Baking Powder Biscuits

2 cups flour
4 teaspoons baking powder
1/2 teaspoon salt
4 tablespoons shortening
1/4 cup milk

Sift flour, baking powder, and salt together. Rub shortening in with finger tips. Add milk slowly and mix to a soft dough. Roll out on a slightly floured board to 1/2-inch thickness. Cut with a biscuit cutter. Bake in quick oven (450F) 10-15 minutes. Yield: 12 biscuits

Using Cast Iron

DSCF0275Made peach cobbler for dessert, so yummy and so perfect for these cooler fall evenings.  The oven warms the house a bit, and the cobbler warms our tummies.  And I love using my cast iron for things like this.  Do you use cast iron?

One of my most prize possessions is the large cast iron skillet I found at a thrift store for $4. It was hardly used and just needed a good cleaning and seasoning. It’s one of my favorite pieces to use now. I only wish I had a lid for it. I have four other cast iron skillets: a deeper skillet (pictured with the cobbler) with a lid, a small skillet, a square skillet and the last is a round griddle. The square skillet and round griddle were pieces I got from my grandmother.

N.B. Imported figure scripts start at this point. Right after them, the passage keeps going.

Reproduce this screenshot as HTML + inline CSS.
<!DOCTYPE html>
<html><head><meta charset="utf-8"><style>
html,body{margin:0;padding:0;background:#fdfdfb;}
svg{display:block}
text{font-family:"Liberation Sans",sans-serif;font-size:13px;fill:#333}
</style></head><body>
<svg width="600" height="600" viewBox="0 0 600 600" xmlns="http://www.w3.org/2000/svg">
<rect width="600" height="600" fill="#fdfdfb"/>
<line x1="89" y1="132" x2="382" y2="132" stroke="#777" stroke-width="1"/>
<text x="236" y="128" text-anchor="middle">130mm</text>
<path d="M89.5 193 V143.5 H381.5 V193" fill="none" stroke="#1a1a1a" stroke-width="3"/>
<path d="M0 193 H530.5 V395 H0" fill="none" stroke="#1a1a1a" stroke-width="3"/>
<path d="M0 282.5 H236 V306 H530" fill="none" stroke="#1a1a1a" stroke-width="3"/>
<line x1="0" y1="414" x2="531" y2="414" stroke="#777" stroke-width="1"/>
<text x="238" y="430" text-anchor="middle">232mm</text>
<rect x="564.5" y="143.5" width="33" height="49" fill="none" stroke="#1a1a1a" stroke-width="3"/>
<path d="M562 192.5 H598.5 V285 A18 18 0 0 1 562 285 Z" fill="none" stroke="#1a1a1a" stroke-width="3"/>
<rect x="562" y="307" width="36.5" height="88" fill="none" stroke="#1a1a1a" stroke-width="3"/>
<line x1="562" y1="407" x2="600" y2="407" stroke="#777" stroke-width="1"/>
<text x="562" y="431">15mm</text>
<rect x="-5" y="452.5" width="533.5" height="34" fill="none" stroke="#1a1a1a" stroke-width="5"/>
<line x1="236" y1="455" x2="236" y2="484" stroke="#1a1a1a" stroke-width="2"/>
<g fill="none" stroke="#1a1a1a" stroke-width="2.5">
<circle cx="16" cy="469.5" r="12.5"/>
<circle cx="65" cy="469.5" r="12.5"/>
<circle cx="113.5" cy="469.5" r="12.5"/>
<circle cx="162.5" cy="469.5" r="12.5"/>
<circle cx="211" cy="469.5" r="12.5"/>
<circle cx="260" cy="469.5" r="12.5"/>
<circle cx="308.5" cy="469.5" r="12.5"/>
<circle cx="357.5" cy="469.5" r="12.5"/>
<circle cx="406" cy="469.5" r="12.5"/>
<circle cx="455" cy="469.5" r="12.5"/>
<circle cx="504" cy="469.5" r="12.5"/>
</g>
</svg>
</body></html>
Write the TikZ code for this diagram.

Seasoning a skillet is pretty easy. There are several ways to do it, but I do it the way my grandmother did.  Make sure the skillet is clean and dry, wipe the pan with oil (not too much) and put in a 300 degree oven. After about an hour, turn the oven off, wipe it out with a dry paper towel and put it back in the oven until it’s cooled off.

Take care with how you clean your cast iron. I’ve heard and I read a lot about not using soap to clean your cast iron. Most recommend wiping it out, or rinsing it in hot water. Some don’t even recommend using water at all.  For me, it depends on how I’m using it.  If I’m just frying an egg or something simple like that I will usually just wipe them out.  I don’t have a problem rinsing it if needed.  But if I cook something messy or smelly (like fish) I have no problem washing them quickly in hot soapy water. Most soaps today do not contain lye anymore, and that is the ingredient that takes the seasoning off. Don’t soak cast iron. Once in a great while I may have to take a plastic scrubby to one of them, but I’ve never had too much problem getting things off. If you find that something you made in your cast iron is difficult to clean and effects your seasoning, maybe cast iron isn’t a good choice for that recipe. Don’t put cast iron in your dishwasher.

Dry the skillets completely immediately after they are washed. This is important to keep them from rusting. After, I’ll put them in the oven if it’s still warm from baking or I’ll heat it up on a burner to make sure they are dry. Once I know they’re warm and dry I’ll spray them lightly with my spray oil, wipe them out (even the outside), let them cool and put them away. Reseason them as needed.  I store mine in my oven since I have a storage shortage in my kitchen.

What if your cast iron is already rusted?  Or what if you find a rusty cast iron piece at a yard sale or thrift store?  Sometimes the very best (and cheapest) yard sale/thrift store cast iron finds are the ones that are rusted because nobody else wants them.

Scrubbing with some steel wool (or even some fine sand paper) and a very little bit of vegetable oil, you can get that cast iron back to usable condition. If it is very rusty, you may need to enlist hubby’s help and use a grinder to get the heavy rust off.  But I’ve even used steel wool then, it just took a lot of elbow grease. It may take some work, but your work will pay off. Once the rust is removed, wash the cast iron and make sure it is good and dry (otherwise it will rust again). I’ll put them in a warm oven or heat it up briefly on a burner to make sure they are dry. Then you would season it, and you are good to go.

I really love cooking with my cast iron. The more they are used, seasoned and properly taken care of…the more favored they will be.  Do you have some favorite cast iron?